Wulfsuna

Written by Elaine Moxon
Review by Jessica Brown

Wulfric, a Saxon thegn who served in Britannia under Rome at the dusk of empire, is returning twenty years later with his son, Wulfgar, to reunite those who went back to Germania with those who stayed in the island that has become Bryton. As his ship approaches land, he is edging nearer to his dream of reuniting the two halves of his tribe, the Wulfsuna.

But an erstwhile ally betrays this dream in a murderous attack. The mantle now falls on Wulfgar, an untested young man, maimed by self-doubt and anger.

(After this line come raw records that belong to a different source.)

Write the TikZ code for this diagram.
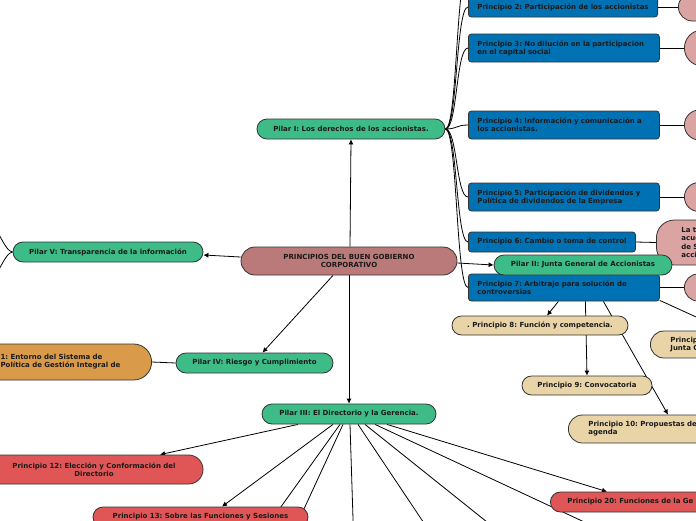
\documentclass[tikz,border=0pt]{standalone}
\usepackage{fontspec}
\setmainfont{DejaVu Sans}
\usetikzlibrary{arrows.meta,backgrounds}
\definecolor{raizc}{HTML}{BA7A79}
\definecolor{pilarc}{HTML}{3DBC87}
\definecolor{princc}{HTML}{0072B4}
\definecolor{hojac}{HTML}{DBA4A3}
\definecolor{temac}{HTML}{E9D4A7}
\definecolor{entornoc}{HTML}{D99B49}
\definecolor{dirc}{HTML}{E05656}
\definecolor{bordec}{HTML}{333333}
\definecolor{textoc}{HTML}{1A1A1A}
\tikzset{
  base/.style={draw=bordec, line width=0.8pt, text=textoc, inner sep=0pt,
    font=\fontsize{7}{8}\selectfont\bfseries\frenchspacing},
  raizbox/.style={base, fill=raizc, minimum height=28pt, rounded corners=14pt, align=center},
  pilarbox/.style={base, fill=pilarc, minimum height=20pt, rounded corners=10pt, align=center},
  princbox/.style={base, fill=princc, anchor=west, rounded corners=3pt, align=left, inner xsep=9pt},
  hojabox/.style={base, fill=hojac, anchor=west, minimum width=60pt},
  temabox/.style={base, fill=temac, minimum height=19pt, rounded corners=9.5pt, align=center},
  dirbox/.style={base, fill=dirc, minimum height=20pt, rounded corners=10pt, align=center},
  rama/.style={line width=0.8pt},
  flecha/.style={line width=0.8pt, -{Latex[length=5pt,width=5pt]}},
}
\begin{document}
\begin{tikzpicture}[x=1pt,y=-1pt]
\useasboundingbox (0,0) rectangle (696,520);
\clip (0,0) rectangle (696,520);
% centro y pilares
\node[raizbox, minimum width=216pt] (raiz) at (349,261) {PRINCIPIOS DEL BUEN GOBIERNO\\CORPORATIVO};
\node[pilarbox, minimum width=188pt] (pilarI) at (351,129) {Pilar I: Los derechos de los accionistas.};
\node[pilarbox, minimum width=190pt] (pilarV) at (108,252) {Pilar V: Transparencia de la información};
\node[pilarbox, minimum width=157pt] (pilarIV) at (254.5,363) {Pilar IV: Riesgo y Cumplimiento};
\node[pilarbox, minimum width=174pt] (pilarIII) at (349,414) {Pilar III: El Directorio y la Gerencia.};
% pilar I
\coordinate (p1) at (468,-30);
\node[princbox, minimum width=186pt, minimum height=20pt] (p2) at (468,7) {Principio 2: Participación de los accionistas};
\node[princbox, text width=173pt, minimum height=28pt] (p3) at (468,48) {Principio 3: No dilución en la participación\\en el capital social};
\node[princbox, text width=173pt, minimum height=28pt] (p4) at (468,125) {Principio 4: Información y comunicación a\\los accionistas.};
\node[princbox, text width=173pt, minimum height=28pt] (p5) at (468,197) {Principio 5: Participación de dividendos y\\Política de dividendos de la Empresa};
\node[princbox, minimum width=164pt, minimum height=20pt] (p6) at (468,242) {Principio 6: Cambio o toma de control};
\node[princbox, text width=173pt, minimum height=27pt] (p7) at (468,287.5) {Principio 7: Arbitraje para solución de\\controversias};
\node[hojabox, minimum height=28pt, rounded corners=14pt] (h2) at (678,7) {};
\node[hojabox, minimum height=36pt, rounded corners=18pt] (h3) at (684,48) {};
\node[hojabox, minimum height=30pt, rounded corners=15pt] (h4) at (684,125) {};
\node[hojabox, minimum height=29pt, rounded corners=14.5pt] (h5) at (684,197) {};
\node[hojabox, minimum height=45pt, rounded corners=18pt, align=left, inner xsep=25pt, text width=40pt,
  font=\fontsize{7}{8.5}\selectfont\bfseries] (h6) at (656,242.5) {La t\\acue\\de S\\acci};
\node[hojabox, minimum height=27pt, rounded corners=13.5pt] (h7) at (684,287.5) {};
% pilar II
\node[pilarbox, minimum width=178pt] (pilarII) at (583,265) {Pilar II: Junta General de Accionistas};
\node[temabox, minimum width=176pt] (p8) at (540,325.5) {. Principio 8: Función y competencia.};
\node[temabox, minimum width=130pt] (p9) at (587,385.5) {Principio 9: Convocatoria};
\node[temabox, anchor=west, minimum height=28pt, rounded corners=14pt, align=left, inner xsep=20pt, text width=160pt] (p10) at (568,429) {Principio 10: Propuestas de\\agenda};
\node[temabox, anchor=west, minimum height=27pt, rounded corners=13.5pt, align=left, inner xsep=20pt, text width=60pt] (juntaG) at (650,344.5) {Princip\\Junta G};
\coordinate (p7fuera) at (740,337);
% pilar IV
\node[base, fill=entornoc, anchor=east, minimum height=36pt, rounded corners=18pt, align=left, inner xsep=21pt, text width=130pt] (entorno) at (152,362) {1: Entorno del Sistema de\\Política de Gestión Integral de};
% pilar V
\coordinate (v1) at (-12,222);
\coordinate (v2) at (-12,282);
% pilar III
\node[dirbox, minimum width=218pt, minimum height=29pt, rounded corners=14.5pt] (p12) at (94,469.5) {Principio 12: Elección y Conformación del\\Directorio};
\node[dirbox, minimum width=215pt] (p13) at (200.5,517) {Principio 13: Sobre las Funciones y Sesiones};
\node[dirbox, anchor=west, align=left, inner xsep=17pt, text width=150pt] (p20) at (550,502) {Principio 20: Funciones de la Ge};
\coordinate (d1) at (250,550);
\coordinate (d2) at (285,550);
\coordinate (d3) at (354,550);
\coordinate (d4) at (442,550);
\coordinate (d5) at (522,550);
\coordinate (d6) at (640,548);

\begin{scope}[on background layer]
\clip (0,0) rectangle (696,520);
\draw[flecha] ([xshift=1pt]raiz.north) -- (pilarI.south);
\draw[flecha] ([yshift=4pt]raiz.west) -- ([yshift=-3pt]pilarV.east);
\draw[flecha] ([xshift=-16pt]raiz.south) -- ([xshift=8pt]pilarIV.north);
\draw[flecha] (raiz.south) -- (pilarIII.north);
\draw[flecha] ([yshift=-2pt]raiz.east) -- (pilarII.west);
\draw[rama] (pilarI.east) .. controls +(12,0) and +(-12,0) .. (p1);
\draw[rama] (pilarI.east) .. controls +(12,0) and +(-12,0) .. (p2.west);
\draw[rama] (pilarI.east) .. controls +(12,0) and +(-12,0) .. (p3.west);
\draw[rama] (pilarI.east) .. controls +(12,0) and +(-12,0) .. (p4.west);
\draw[rama] (pilarI.east) .. controls +(12,0) and +(-12,0) .. (p5.west);
\draw[rama] (pilarI.east) .. controls +(12,0) and +(-12,0) .. (p6.west);
\draw[rama] (pilarI.east) .. controls +(12,0) and +(-12,0) .. (p7.west);
\draw[rama] (p2.east) -- (h2.west);
\draw[rama] (p3.east) -- (h3.west);
\draw[rama] (p4.east) -- (h4.west);
\draw[rama] (p5.east) -- (h5.west);
\draw[rama] (p6.east) -- (h6.west);
\draw[rama] (p7.east) -- (h7.west);
\draw[flecha] ([xshift=-5.5pt]p7.south) -- ([xshift=7pt]p8.north);
\draw[flecha] ([xshift=21.5pt]p7.south) -- (p9.north);
\draw[flecha] ([xshift=39.5pt]p7.south) -- ([xshift=100pt]p10.north west);
\draw[rama] ([yshift=1pt]p7.south east) -- (p7fuera);
\draw[rama] (pilarIV.west) -- (entorno.east);
\draw[rama] (pilarV.west) .. controls +(-8,0) and +(8,0) .. (v1);
\draw[rama] (pilarV.west) .. controls +(-8,0) and +(8,0) .. (v2);
\draw[flecha] ([xshift=-51pt]pilarIII.south) -- ([xshift=66pt]p12.north);
\draw[flecha] ([xshift=-16pt]pilarIII.south) -- ([xshift=21.5pt]p13.north);
\draw[rama] ([xshift=-9pt]pilarIII.south) -- (d1);
\draw[rama] ([xshift=-6pt]pilarIII.south) -- (d2);
\draw[rama] ([xshift=1pt]pilarIII.south) -- (d3);
\draw[rama] ([xshift=9pt]pilarIII.south) -- (d4);
\draw[rama] ([xshift=16pt]pilarIII.south) -- (d5);
\draw[rama] ([xshift=26pt]pilarIII.south) -- (d6);
\draw[flecha] ([xshift=38pt]pilarIII.south) -- ([xshift=57pt]p20.north west);
\end{scope}
\end{tikzpicture}
\end{document}
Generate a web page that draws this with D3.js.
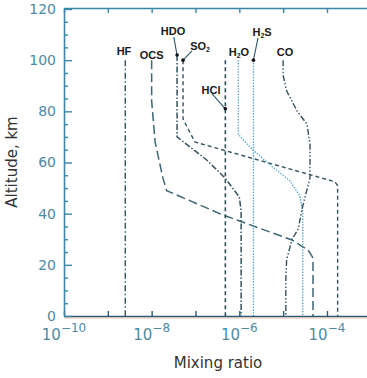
<!DOCTYPE html>
<html>
<head>
<meta charset="utf-8">
<script src="https://cdn.jsdelivr.net/npm/d3@7/dist/d3.min.js"></script>
<style>
  html, body { margin: 0; padding: 0; background: #fff; }
  svg { display: block; }
</style>
</head>
<body>
<svg id="chart" width="367" height="378"></svg>
<script>
// Venus trace gas profiles: [mixing ratio, altitude km]
const HF  = [[2.5e-9, 100], [2.5e-9, 0]];
const OCS = [[1.0e-8, 100], [1.0e-8, 84], [1.2e-8, 68], [1.8e-8, 54], [2.2e-8, 49],
             [4.2e-7, 39.5], [1.6e-5, 29.7], [3.7e-5, 25.8], [4.8e-5, 22.7], [4.8e-5, 0]];
const HDO = [[3.8e-8, 102], [3.8e-8, 70], [1.8e-7, 61], [4.7e-7, 54], [1.0e-6, 46.5],
             [1.1e-6, 41], [1.1e-6, 0]];
const SO2 = [[5.2e-8, 100], [5.2e-8, 77], [9.7e-8, 68], [1.5e-4, 52.5], [1.75e-4, 51], [1.75e-4, 0]];
const H2O = [[9.5e-7, 100], [9.5e-7, 71], [2.0e-6, 65], [6.0e-6, 58], [1.4e-5, 53],
             [2.4e-5, 47], [2.8e-5, 41], [2.8e-5, 0]];
const H2S = [[2.1e-6, 100], [2.1e-6, 0]];
const HCl = [[4.8e-7, 100], [4.8e-7, 0]];
const CO  = [[1.0e-5, 100], [1.0e-5, 94], [1.2e-5, 88], [2.1e-5, 80], [3.5e-5, 75], [4.1e-5, 67],
             [4.1e-5, 54], [2.8e-5, 43], [2.2e-5, 34], [1.6e-5, 30], [1.2e-5, 22], [1.15e-5, 14], [1.15e-5, 0]];

// Axis ticks
const xDecades = [-10, -9, -8, -7, -6, -5, -4, -3];
const xLabelled = [-10, -8, -6, -4];
const yTicks = d3.range(0, 121, 5);
const yLabelled = [0, 20, 40, 60, 80, 100, 120];

// Species labels: text, subscript, suffix, position [ratio, km], optional leader [from, to]
const labels = [
  { t: "HF",  sub: "",  after: "",  at: [2.34e-9, 103.6] },
  { t: "OCS", sub: "",  after: "",  at: [1.0e-8, 102] },
  { t: "HDO", sub: "",  after: "",  at: [3.07e-8, 111.4], leader: [[3.2e-8, 109], [3.8e-8, 102]] },
  { t: "SO",  sub: "2", after: "",  at: [1.27e-7, 105.6], leader: [[8.3e-8, 103.6], [5.2e-8, 100]] },
  { t: "H",   sub: "2", after: "O", at: [9.8e-7, 103.2] },
  { t: "H",   sub: "2", after: "S", at: [3.3e-6, 111], leader: [[2.67e-6, 108.7], [2.1e-6, 100]] },
  { t: "CO",  sub: "",  after: "",  at: [1.1e-5, 103.2] },
  { t: "HCl", sub: "",  after: "",  at: [2.26e-7, 88.4], leader: [[2.4e-7, 86.8], [4.8e-7, 81]] }
];

const svg = d3.select("#chart");
const plotL = 64, plotR = 64 + 7 * 43.83, plotT = 9, plotB = 316;

const x = d3.scaleLog().domain([1e-10, 1e-3]).range([plotL, plotR]);
const y = d3.scaleLinear().domain([0, 120]).range([plotB, plotT]);

const frameCol = "#3b87a8";
const tickText = "#4f8aa3";
const darkLine = "#34525e";
const dotLine = "#3f9dcc";

// profiles
const line = d3.line().x(d => x(d[0])).y(d => y(d[1]));
const series = [
  { data: HF,  color: darkLine, dash: "6,2.5,1.5,2.5", w: 1.4 },
  { data: OCS, color: "#3d6676", dash: "9,4", w: 1.5 },
  { data: HDO, color: darkLine, dash: "6,2,1.5,2", w: 1.5 },
  { data: SO2, color: darkLine, dash: "4,3", w: 1.4 },
  { data: H2O, color: dotLine, dash: "1.3,1.5", w: 1.3 },
  { data: H2S, color: dotLine, dash: "1.3,1.5", w: 1.3 },
  { data: HCl, color: darkLine, dash: "4,3", w: 1.6 },
  { data: CO,  color: darkLine, dash: "6,2,1.5,2,1.5,2", w: 1.4 }
];
svg.append("g").selectAll("path").data(series).join("path")
  .attr("d", d => line(d.data))
  .attr("fill", "none")
  .attr("stroke", d => d.color)
  .attr("stroke-width", d => d.w)
  .attr("stroke-dasharray", d => d.dash);

// bottom axis
const xAxis = d3.axisBottom(x)
  .tickValues(xDecades.map(e => Math.pow(10, e)))
  .tickSizeInner(-5).tickSizeOuter(0)
  .tickFormat("");
const gx = svg.append("g").attr("transform", `translate(0,${plotB})`).call(xAxis);
gx.select(".domain").attr("stroke", "#2a5a6e").attr("stroke-width", 1.6);
gx.selectAll(".tick line").attr("stroke", "#2a5a6e").attr("stroke-width", 1.4);
svg.append("line").attr("x1", plotL).attr("x2", 367).attr("y1", plotB + 2).attr("y2", plotB + 2)
  .attr("stroke", "#f0a890").attr("stroke-width", 1).attr("opacity", 0.7);

const xl = svg.append("g").attr("font-family", "DejaVu Sans").attr("fill", tickText);
xLabelled.forEach(e => {
  const t = xl.append("text").attr("x", x(Math.pow(10, e))).attr("y", plotB + 24)
    .attr("text-anchor", "middle").attr("font-size", 15);
  t.append("tspan").text("10");
  t.append("tspan").attr("dy", -8).attr("font-size", 12).text("\u2212" + Math.abs(e));
});

// top axis
const xTop = d3.axisTop(x)
  .tickValues(xDecades.map(e => Math.pow(10, e)))
  .tickSizeInner(-5).tickSizeOuter(0).tickFormat("");
const gt = svg.append("g").attr("transform", `translate(0,${plotT - 1})`).call(xTop);
gt.select(".domain").attr("stroke", frameCol).attr("stroke-width", 1.6);
gt.selectAll(".tick line").attr("stroke", frameCol).attr("stroke-width", 1.4);

// left axis
const yAxis = d3.axisLeft(y).tickValues(yTicks).tickSizeInner(-4).tickSizeOuter(0)
  .tickFormat(d => yLabelled.includes(d) ? d : "");
const gy = svg.append("g").attr("transform", `translate(${plotL},0)`).call(yAxis);
gy.select(".domain").attr("stroke", frameCol).attr("stroke-width", 1.6);
gy.selectAll(".tick line").attr("stroke", frameCol).attr("stroke-width", 1.4)
  .attr("x2", d => yLabelled.includes(d) ? 8 : 4);
gy.selectAll(".tick text").attr("font-family", "DejaVu Sans").attr("font-size", 14)
  .attr("fill", tickText).attr("x", -8);

// axis titles
svg.append("text").attr("x", 218).attr("y", 368).attr("text-anchor", "middle")
  .attr("font-family", "DejaVu Sans").attr("font-size", 15).attr("fill", "#333")
  .text("Mixing ratio");
svg.append("text").attr("transform", "translate(17,162) rotate(-90)").attr("text-anchor", "middle")
  .attr("font-family", "DejaVu Sans").attr("font-size", 15).attr("fill", "#333")
  .text("Altitude, km");

// species labels with leader lines
const lg = svg.append("g");
labels.forEach(l => {
  if (l.leader) {
    lg.append("line")
      .attr("x1", x(l.leader[0][0])).attr("y1", y(l.leader[0][1]))
      .attr("x2", x(l.leader[1][0])).attr("y2", y(l.leader[1][1]))
      .attr("stroke", "#2f5566").attr("stroke-width", 1.1);
    lg.append("circle").attr("cx", x(l.leader[1][0])).attr("cy", y(l.leader[1][1]))
      .attr("r", 1.8).attr("fill", "#111");
  }
  const t = lg.append("text").attr("x", x(l.at[0])).attr("y", y(l.at[1]) + 4)
    .attr("text-anchor", "middle").attr("font-family", "Liberation Sans")
    .attr("font-weight", "bold").attr("font-size", 11).attr("fill", "#1a1a1a");
  t.append("tspan").text(l.t);
  if (l.sub) t.append("tspan").attr("font-size", 7).attr("dy", 2).text(l.sub);
  if (l.after) t.append("tspan").attr("dy", -2).text(l.after);
});
</script>
</body>
</html>
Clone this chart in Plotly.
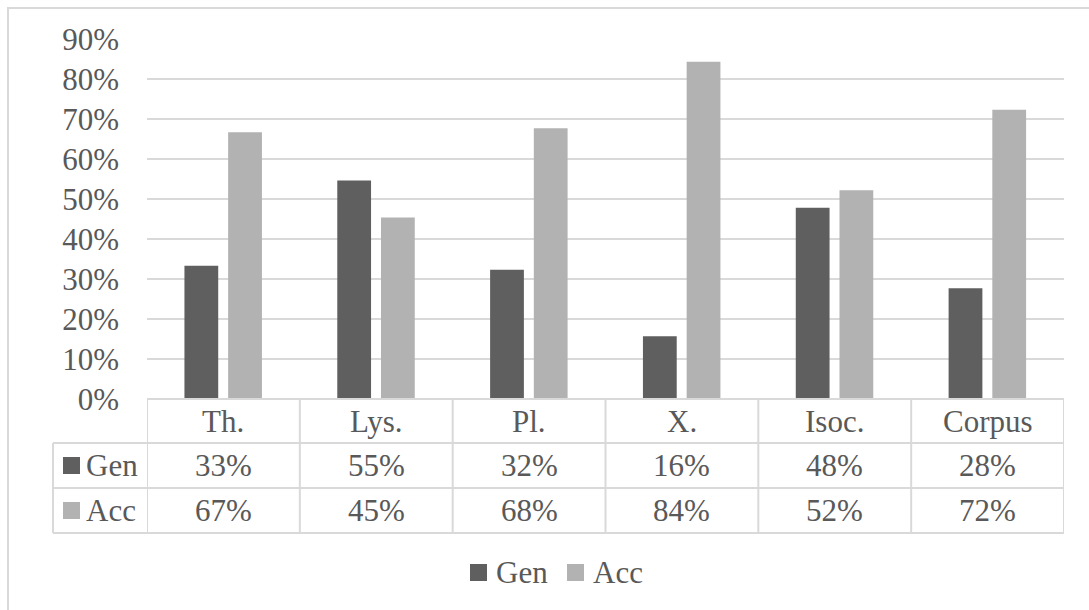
import plotly.graph_objects as go

# ---- data ----
categories = ["Th.", "Lys.", "Pl.", "X.", "Isoc.", "Corpus"]
series_names = ["Gen", "Acc"]
gen = [0.333, 0.546, 0.323, 0.157, 0.478, 0.277]
acc = [0.667, 0.454, 0.677, 0.843, 0.522, 0.723]
y_ticks = [0.0, 0.1, 0.2, 0.3, 0.4, 0.5, 0.6, 0.7, 0.8, 0.9]
y_tick_labels = ["0%", "10%", "20%", "30%", "40%", "50%", "60%", "70%", "80%", "90%"]

# ---- style / geometry (pixels) ----
W, H = 1089, 610
L, R, T, B = 147, 1064, 39, 399          # plot area
ROW_LINES = [443, 488, 533]              # data-table row separators
TABLE_LEFT = 53
GEN_COLOR = "#5f5f5f"
ACC_COLOR = "#b2b2b2"
LINE_COLOR = "#d9d9d9"
TEXT_COLOR = "#595959"
FONT = dict(family="Liberation Serif, Times New Roman, serif", size=31, color=TEXT_COLOR)
colors = [GEN_COLOR, ACC_COLOR]
series = [gen, acc]


def px(xp):
    return (xp - L) / (R - L)


def py(yp):
    return (B - yp) / (B - T)


def pct(v):
    return f"{int(v * 100 + 0.5)}%"


x_idx = list(range(len(categories)))
fig = go.Figure()
fig.add_trace(go.Bar(x=x_idx, y=gen, name="Gen", marker=dict(color=GEN_COLOR, line=dict(width=0)),
                     width=0.221, offset=-0.255, showlegend=False))
fig.add_trace(go.Bar(x=x_idx, y=acc, name="Acc", marker=dict(color=ACC_COLOR, line=dict(width=0)),
                     width=0.221, offset=0.031, showlegend=False))

shapes = []
annotations = []

# outer chart border
shapes.append(dict(type="rect", xref="paper", yref="paper", x0=px(8), x1=px(1100), y0=py(8), y1=py(620),
                   line=dict(color=LINE_COLOR, width=2), layer="below"))

# table: top line (axis baseline) and row separators
shapes.append(dict(type="line", xref="paper", yref="paper", x0=px(L), x1=px(R), y0=py(B), y1=py(B),
                   line=dict(color=LINE_COLOR, width=2)))
for yl in ROW_LINES:
    shapes.append(dict(type="line", xref="paper", yref="paper", x0=px(TABLE_LEFT), x1=px(R), y0=py(yl), y1=py(yl),
                       line=dict(color=LINE_COLOR, width=2)))
# table: vertical separators between categories
for k in range(len(categories) + 1):
    shapes.append(dict(type="line", xref="x", yref="paper", x0=k - 0.5, x1=k - 0.5, y0=py(B), y1=py(ROW_LINES[-1]),
                       line=dict(color=LINE_COLOR, width=2)))
shapes.append(dict(type="line", xref="paper", yref="paper", x0=px(TABLE_LEFT), x1=px(TABLE_LEFT),
                   y0=py(ROW_LINES[0]), y1=py(ROW_LINES[-1]), line=dict(color=LINE_COLOR, width=2)))

# category row
cat_mid = (B + ROW_LINES[0]) / 2
for i, c in enumerate(categories):
    annotations.append(dict(x=i, xref="x", y=py(cat_mid), yref="paper", text=c, showarrow=False,
                            xanchor="center", yanchor="middle", font=FONT))

# value rows with legend keys
row_mids = [(ROW_LINES[0] + ROW_LINES[1]) / 2, (ROW_LINES[1] + ROW_LINES[2]) / 2]
for name, vals, col, ym in zip(series_names, series, colors, row_mids):
    shapes.append(dict(type="rect", xref="paper", yref="paper", x0=px(63), x1=px(80), y0=py(ym - 8.5), y1=py(ym + 8.5),
                       fillcolor=col, line=dict(width=0)))
    annotations.append(dict(x=px(84), xref="paper", y=py(ym), yref="paper", text=name, showarrow=False,
                            xanchor="left", yanchor="middle", font=FONT))
    for i, v in enumerate(vals):
        annotations.append(dict(x=i, xref="x", y=py(ym), yref="paper", text=pct(v), showarrow=False,
                                xanchor="center", yanchor="middle", font=FONT))

# bottom legend
leg_y = 572.5
for name, col, x0 in zip(series_names, colors, [470, 567]):
    shapes.append(dict(type="rect", xref="paper", yref="paper", x0=px(x0), x1=px(x0 + 17),
                       y0=py(leg_y - 8.5), y1=py(leg_y + 8.5), fillcolor=col, line=dict(width=0)))
    annotations.append(dict(x=px(x0 + 24), xref="paper", y=py(leg_y), yref="paper", text=name, showarrow=False,
                            xanchor="left", yanchor="middle", font=FONT))

fig.update_layout(
    width=W, height=H,
    margin=dict(l=L, r=W - R, t=T, b=H - B, pad=0),
    paper_bgcolor="white", plot_bgcolor="white",
    font=FONT,
    shapes=shapes, annotations=annotations,
    showlegend=False,
    xaxis=dict(range=[-0.5, len(categories) - 0.5], showticklabels=False, showgrid=False,
               zeroline=False, showline=False, fixedrange=True),
    yaxis=dict(range=[0, 0.9], tickvals=y_ticks, ticktext=y_tick_labels, showgrid=True,
               gridcolor=LINE_COLOR, gridwidth=2, zeroline=False, showline=False, ticks="",
               ticklabelstandoff=27, tickfont=FONT, fixedrange=True),
)

fig.write_html("out.html", config={"displayModeBar": False})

The discovery of a young seer disturbs and divides them. With the bad luck that has dogged them so far, they would rather cut her throat and be on their way. But somehow nobody can kill her. Wulfgar refuses to believe an ancient saga that weaves the seer’s destiny into his own. But when a treacherous rival threatens them, Wulfgar must accept the seer’s power – it may be all that can save them.

This is a good story with many intriguing plot turns in the journey not only across Bryton, but also in life. The author handles a large cast of characters well, but a few peripheral ones could be dispensed with. Morwyneth, the seer, is very well drawn and an engaging character. Wulfric’s angst is portrayed sympathetically; if I have a criticism, his moods swing a little too quickly. But his relationship with his brother in arms is very well written.

The author knows and loves her research – this is plain – and introduces rich detailed description throughout; she evokes the mysticism that clung to those times with skill. The dialogue flows well and I could see the characters in their settings as they spoke and went about their campsites, battles and journey.

Top marks for an excellent cover with menacing tones and rich colours; the title font is perfect. One niggle: I was jolted out of an absorbing story by anachronisms in speech or internal thoughts. It’s extremely difficult for a historical novelist writing in this period to know how people spoke. The last thing a reader needs is the ‘prithee varlet, quoth he’ type of speech. The safest course is to keep it as neutral as possible. But ‘she made a deal with herself’ should have been picked up by the editor. I feel the female protagonist would have rather ‘made a bargain with herself’.

That said, this was an enjoyable read and I would recommend it to anyone with an interest in Late Antiquity/Early Medieval fiction.